None of this means you’re helpless. Check your Credit Card and Bank statements religiously for unauthorized activity. If you get a call from a debt Collector regarding a debt that you don’t recall, ask them to help you research it by providing supporting documentation. Pull your credit reports (directly from all of the major bureaus) annually. You’re entitled to get one from each bureau free per year. Limit the amount and frequency of personal information you freely divulge. When shopping online use reputable companies (research who you’re doing business with), make sure they have secure check-outs or PayPal. Never give your full SSN over the phone. Stay educated on the trending scams (Canadian lottery, secret shopper, Nigerian prince, delinquent taxes, and pyramid schemes), if it’s too good or too bad to be true it’s probably not!
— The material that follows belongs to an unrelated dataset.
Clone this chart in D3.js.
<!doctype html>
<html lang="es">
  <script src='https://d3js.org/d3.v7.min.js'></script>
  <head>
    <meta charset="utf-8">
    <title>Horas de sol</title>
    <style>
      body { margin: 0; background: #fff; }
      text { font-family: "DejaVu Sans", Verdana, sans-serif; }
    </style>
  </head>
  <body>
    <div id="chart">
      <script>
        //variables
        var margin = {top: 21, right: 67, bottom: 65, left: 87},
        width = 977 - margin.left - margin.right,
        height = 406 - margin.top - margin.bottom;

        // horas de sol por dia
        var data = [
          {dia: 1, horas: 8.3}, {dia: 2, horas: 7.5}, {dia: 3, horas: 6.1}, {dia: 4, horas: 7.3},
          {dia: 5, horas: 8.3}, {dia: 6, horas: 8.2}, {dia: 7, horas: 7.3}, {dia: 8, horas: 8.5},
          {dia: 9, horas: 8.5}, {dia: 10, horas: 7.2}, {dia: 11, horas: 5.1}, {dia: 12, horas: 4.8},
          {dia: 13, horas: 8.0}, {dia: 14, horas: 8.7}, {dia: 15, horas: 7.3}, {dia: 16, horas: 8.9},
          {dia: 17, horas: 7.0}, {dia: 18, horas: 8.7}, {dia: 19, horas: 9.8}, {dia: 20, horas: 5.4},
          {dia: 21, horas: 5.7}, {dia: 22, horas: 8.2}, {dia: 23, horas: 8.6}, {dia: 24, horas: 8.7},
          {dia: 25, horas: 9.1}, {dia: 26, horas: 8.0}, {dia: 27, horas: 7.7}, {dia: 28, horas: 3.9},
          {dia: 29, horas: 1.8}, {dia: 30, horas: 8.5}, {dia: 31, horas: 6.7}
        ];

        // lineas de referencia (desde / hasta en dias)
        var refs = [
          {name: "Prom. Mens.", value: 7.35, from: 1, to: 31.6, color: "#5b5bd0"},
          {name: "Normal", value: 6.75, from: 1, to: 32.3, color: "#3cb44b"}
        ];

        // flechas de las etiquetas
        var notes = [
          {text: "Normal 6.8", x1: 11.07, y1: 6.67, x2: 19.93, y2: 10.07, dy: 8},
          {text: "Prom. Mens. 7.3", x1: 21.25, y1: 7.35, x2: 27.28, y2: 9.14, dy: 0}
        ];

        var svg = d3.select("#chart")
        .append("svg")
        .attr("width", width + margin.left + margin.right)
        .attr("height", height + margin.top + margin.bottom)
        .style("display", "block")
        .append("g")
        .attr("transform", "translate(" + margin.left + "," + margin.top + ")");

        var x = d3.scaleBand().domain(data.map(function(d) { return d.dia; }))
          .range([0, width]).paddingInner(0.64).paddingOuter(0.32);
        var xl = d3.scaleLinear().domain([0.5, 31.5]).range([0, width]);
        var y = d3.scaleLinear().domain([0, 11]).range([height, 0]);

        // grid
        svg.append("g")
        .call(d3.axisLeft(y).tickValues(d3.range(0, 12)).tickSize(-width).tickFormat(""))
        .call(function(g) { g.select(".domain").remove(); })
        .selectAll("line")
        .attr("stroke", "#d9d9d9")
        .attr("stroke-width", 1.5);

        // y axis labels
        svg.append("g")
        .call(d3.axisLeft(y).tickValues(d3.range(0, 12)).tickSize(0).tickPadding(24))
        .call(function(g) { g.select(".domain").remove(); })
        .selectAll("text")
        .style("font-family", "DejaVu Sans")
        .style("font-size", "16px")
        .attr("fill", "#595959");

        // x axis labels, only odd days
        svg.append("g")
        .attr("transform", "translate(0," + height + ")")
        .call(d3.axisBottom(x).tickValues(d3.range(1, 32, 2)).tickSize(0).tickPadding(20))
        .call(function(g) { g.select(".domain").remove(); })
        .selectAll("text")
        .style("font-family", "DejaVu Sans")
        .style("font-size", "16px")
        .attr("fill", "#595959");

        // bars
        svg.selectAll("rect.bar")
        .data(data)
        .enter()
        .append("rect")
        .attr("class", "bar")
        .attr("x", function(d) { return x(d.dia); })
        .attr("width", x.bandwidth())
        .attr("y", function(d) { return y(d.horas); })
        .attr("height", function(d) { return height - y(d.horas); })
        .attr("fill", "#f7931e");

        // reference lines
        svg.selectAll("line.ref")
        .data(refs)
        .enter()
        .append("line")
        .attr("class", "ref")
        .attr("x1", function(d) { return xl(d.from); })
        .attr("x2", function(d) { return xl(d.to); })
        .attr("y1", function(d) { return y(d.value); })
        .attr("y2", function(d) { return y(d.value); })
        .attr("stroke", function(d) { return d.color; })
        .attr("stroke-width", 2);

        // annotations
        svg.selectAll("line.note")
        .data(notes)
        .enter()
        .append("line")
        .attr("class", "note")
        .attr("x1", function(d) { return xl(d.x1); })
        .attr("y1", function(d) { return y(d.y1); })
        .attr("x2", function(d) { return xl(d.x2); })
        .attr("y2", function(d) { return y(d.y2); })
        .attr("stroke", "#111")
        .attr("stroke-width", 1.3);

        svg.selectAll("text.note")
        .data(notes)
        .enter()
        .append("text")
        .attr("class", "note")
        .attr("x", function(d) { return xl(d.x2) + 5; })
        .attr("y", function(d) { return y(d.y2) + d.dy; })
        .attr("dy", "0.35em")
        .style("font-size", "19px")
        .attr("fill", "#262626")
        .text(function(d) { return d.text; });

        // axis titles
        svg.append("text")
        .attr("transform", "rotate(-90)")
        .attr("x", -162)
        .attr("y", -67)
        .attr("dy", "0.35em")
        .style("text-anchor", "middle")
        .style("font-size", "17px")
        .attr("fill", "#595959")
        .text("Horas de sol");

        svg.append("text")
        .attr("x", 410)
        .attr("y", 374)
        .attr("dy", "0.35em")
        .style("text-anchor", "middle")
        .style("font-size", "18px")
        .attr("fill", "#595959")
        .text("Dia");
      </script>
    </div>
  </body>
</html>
Do your research and know what to do if/when someone gets access to your credit/debit card or bank account information. Communicate with the Credit Card Company, Credit Union or Bank immediately, report the card lost or stolen and convey which charges you did not authorize. Likewise, know what to do if someone uses your personal information to open one or many lines of credit. File a police report, contact the credit bureaus and lock out any lines of credit with a fraud alert. Communicate, communicate, and communicate.

Yes, the current US system of 9 digit SSNs is antiquated. Yes, even the largest organizations spending millions on cyber security get hacked and subsequently your personal information gets compromised. Yes, there are bad actors looking to make a quick buck and to do harm. Cyber-fare however, is only as costly as you allow it to be. Avoiding the facts is and will continue to be no long-term solution. You have the capability to keep your personal information more personal than it is today, to take measures to avoid fraud, and to combat that fraud when and if it should occur.